=== REQUIRED WORK ===
Your task is to repeat all of the data exactly while excluding the pictures.
:::
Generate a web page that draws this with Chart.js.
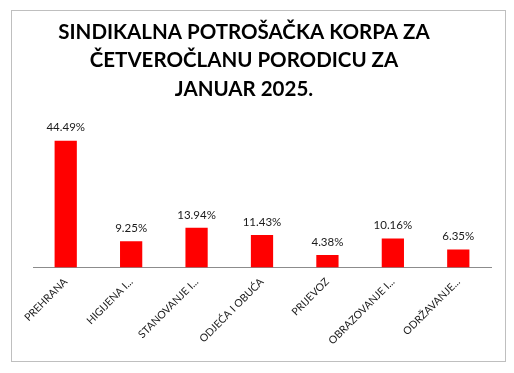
<!DOCTYPE html>
<html><head><meta charset="utf-8">
<script src="https://cdn.jsdelivr.net/npm/chart.js@4/dist/chart.umd.min.js"></script>
<style>html,body{margin:0;padding:0;background:#fff}#wrap{width:514px;height:373px;position:relative}</style>
</head><body><div id="wrap"><canvas id="c" width="514" height="373"></canvas></div>
<script>
const titleLines = ["SINDIKALNA POTROŠAČKA KORPA ZA", "ČETVEROČLANU PORODICU ZA", "JANUAR 2025."];
const categories = ["PREHRANA", "HIGIJENA I...", "STANOVANJE I...", "ODJEĆA I OBUĆA", "PRIJEVOZ", "OBRAZOVANJE I...", "ODRŽAVANJE..."];
const values = [44.49, 9.25, 13.94, 11.43, 4.38, 10.16, 6.35];
const valueLabels = ["44.49%", "9.25%", "13.94%", "11.43%", "4.38%", "10.16%", "6.35%"];

const frame = {
  id: 'frame',
  beforeDraw(chart) {
    const ctx = chart.ctx;
    ctx.save();
    ctx.fillStyle = '#fff';
    ctx.fillRect(0, 0, chart.width, chart.height);
    ctx.strokeStyle = '#bfbfbf';
    ctx.lineWidth = 1;
    ctx.strokeRect(11.5, 10.5, 494, 351);
    ctx.fillStyle = '#000';
    ctx.font = 'bold 20.5px Lato';
    ctx.textAlign = 'center';
    ctx.textBaseline = 'middle';
    const ys = [32, 60, 89];
    titleLines.forEach((t, i) => ctx.fillText(t, 244, ys[i]));
    ctx.restore();
  },
  afterDatasetsDraw(chart) {
    const ctx = chart.ctx;
    const meta = chart.getDatasetMeta(0);
    ctx.save();
    ctx.fillStyle = '#1a1a1a';
    ctx.font = '11.5px Lato';
    ctx.textAlign = 'center';
    ctx.textBaseline = 'middle';
    meta.data.forEach((bar, i) => ctx.fillText(valueLabels[i], bar.x, bar.y - 13));
    ctx.restore();
  }
};

new Chart(document.getElementById('c'), {
  type: 'bar',
  data: { labels: categories, datasets: [{ data: values, backgroundColor: '#ff0000', borderWidth: 0, categoryPercentage: 1, barPercentage: 0.34 }] },
  options: {
    responsive: false, animation: false,
    layout: { padding: { left: 33, right: 23, top: 125, bottom: 18 } },
    plugins: { legend: { display: false }, tooltip: { enabled: false }, title: { display: false } },
    scales: {
      y: { display: false, min: 0, max: 50 },
      x: {
        grid: { display: false, drawTicks: false },
        border: { display: true, color: '#8c8c8c', width: 1 },
        ticks: { color: '#1a1a1a', font: { family: 'Lato', size: 10.5 }, minRotation: 45, maxRotation: 45, padding: 8, autoSkip: false }
      }
    }
  },
  plugins: [frame]
});
</script></body></html>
:::
=== EXERCISE RESULT ===
Generate a web page that draws this with Chart.js.
<!DOCTYPE html>
<html><head><meta charset="utf-8">
<script src="https://cdn.jsdelivr.net/npm/chart.js@4/dist/chart.umd.min.js"></script>
<style>html,body{margin:0;padding:0;background:#fff}#wrap{width:514px;height:373px;position:relative}</style>
</head><body><div id="wrap"><canvas id="c" width="514" height="373"></canvas></div>
<script>
const titleLines = ["SINDIKALNA POTROŠAČKA KORPA ZA", "ČETVEROČLANU PORODICU ZA", "JANUAR 2025."];
const categories = ["PREHRANA", "HIGIJENA I...", "STANOVANJE I...", "ODJEĆA I OBUĆA", "PRIJEVOZ", "OBRAZOVANJE I...", "ODRŽAVANJE..."];
const values = [44.49, 9.25, 13.94, 11.43, 4.38, 10.16, 6.35];
const valueLabels = ["44.49%", "9.25%", "13.94%", "11.43%", "4.38%", "10.16%", "6.35%"];

const frame = {
  id: 'frame',
  beforeDraw(chart) {
    const ctx = chart.ctx;
    ctx.save();
    ctx.fillStyle = '#fff';
    ctx.fillRect(0, 0, chart.width, chart.height);
    ctx.strokeStyle = '#bfbfbf';
    ctx.lineWidth = 1;
    ctx.strokeRect(11.5, 10.5, 494, 351);
    ctx.fillStyle = '#000';
    ctx.font = 'bold 20.5px Lato';
    ctx.textAlign = 'center';
    ctx.textBaseline = 'middle';
    const ys = [32, 60, 89];
    titleLines.forEach((t, i) => ctx.fillText(t, 244, ys[i]));
    ctx.restore();
  },
  afterDatasetsDraw(chart) {
    const ctx = chart.ctx;
    const meta = chart.getDatasetMeta(0);
    ctx.save();
    ctx.fillStyle = '#1a1a1a';
    ctx.font = '11.5px Lato';
    ctx.textAlign = 'center';
    ctx.textBaseline = 'middle';
    meta.data.forEach((bar, i) => ctx.fillText(valueLabels[i], bar.x, bar.y - 13));
    ctx.restore();
  }
};

new Chart(document.getElementById('c'), {
  type: 'bar',
  data: { labels: categories, datasets: [{ data: values, backgroundColor: '#ff0000', borderWidth: 0, categoryPercentage: 1, barPercentage: 0.34 }] },
  options: {
    responsive: false, animation: false,
    layout: { padding: { left: 33, right: 23, top: 125, bottom: 18 } },
    plugins: { legend: { display: false }, tooltip: { enabled: false }, title: { display: false } },
    scales: {
      y: { display: false, min: 0, max: 50 },
      x: {
        grid: { display: false, drawTicks: false },
        border: { display: true, color: '#8c8c8c', width: 1 },
        ticks: { color: '#1a1a1a', font: { family: 'Lato', size: 10.5 }, minRotation: 45, maxRotation: 45, padding: 8, autoSkip: false }
      }
    }
  },
  plugins: [frame]
});
</script></body></html>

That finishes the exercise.